Schools Get Waivers for Algebra Law

Since the State Board of Education granted Santa Cruz a waiver earlier this year exempting it from the law requiring high school students to complete one year of algebra, about 200 other districts statewide have scrambled to make the same request.

The fate of about 13,000 students, or 4% of the state's senior class, was at stake.

Santa Cruz school officials went to Sacramento to plead for mercy in January, after discovering that they had overlooked a state law that imposed this requirement, and realizing that more than 150 of their seniors were at risk of not graduating.

"No one in the district was aware of the [requirement]. We didn't think it was fair that the students should suffer for mistakes made by adults," Santa Cruz City Schools Assistant Supt. Carl Del Grande said. "We might have been the first [district] to ask, but in my heart of hearts, I knew there were others."

How right he was.

Some of the other 200 districts that have since sought waivers have claimed ignorance of the law, like Santa Cruz, while others say low-performing students who struggle with algebra's abstract concepts deserve to be excused.

The state board has reluctantly agreed to approve the waivers this year and has ruled out future blanket approvals. Regardless, the rash of requests for exemptions has frustrated lawmakers and education officials who see the math requirement as vital to raising educational standards in California.

"I wonder what they all would have done if Santa Cruz, a district that completely failed in its obligation to its kids, hadn't cleared the way," said state Sen.

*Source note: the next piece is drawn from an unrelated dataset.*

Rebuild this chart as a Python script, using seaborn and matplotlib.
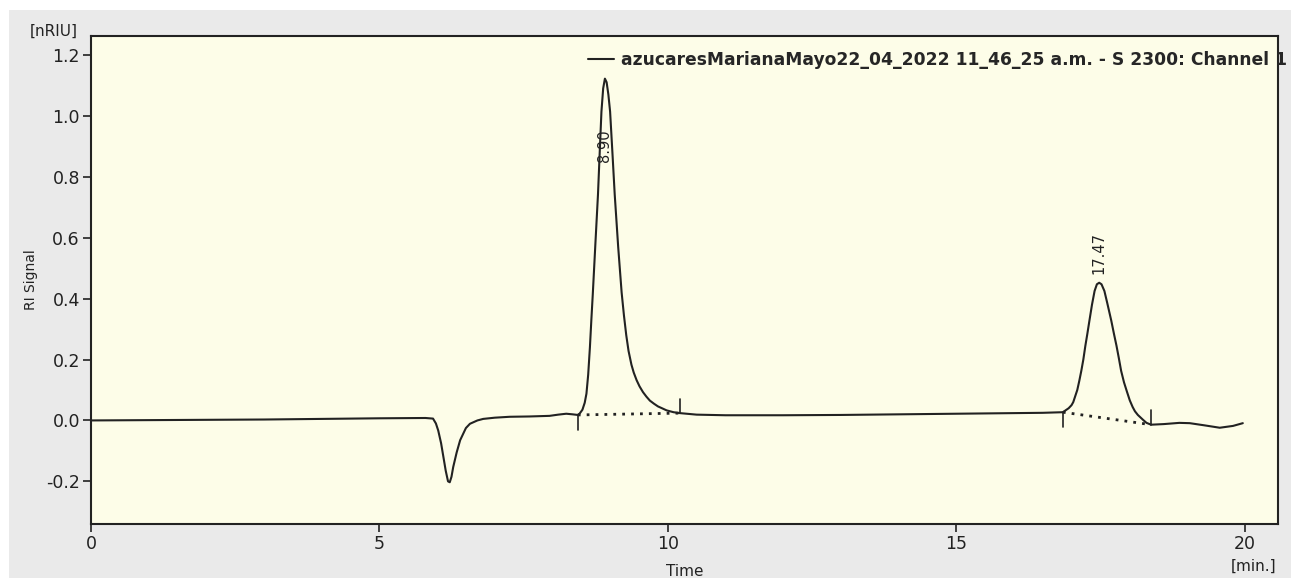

Charles Poochigian (R-Fresno), who wrote the law requiring algebra. "It's really shameful."

The law, passed in 2000, requires all high school students -- starting with this year's senior class -- to complete Algebra 1 to graduate. The law does not exempt anyone, including students with learning disabilities, English learners or the troubled, at-risk students attending continuation high schools.

It is mostly these students, educators say, who are now struggling to learn the basics of quadratic equations, polynomials and the point-slope formula.

Poochigian and his supporters argue that the law is vital to raising the state's educational standards, to closing performance gaps between minority students and their white peers and to preparing students for college and the workplace.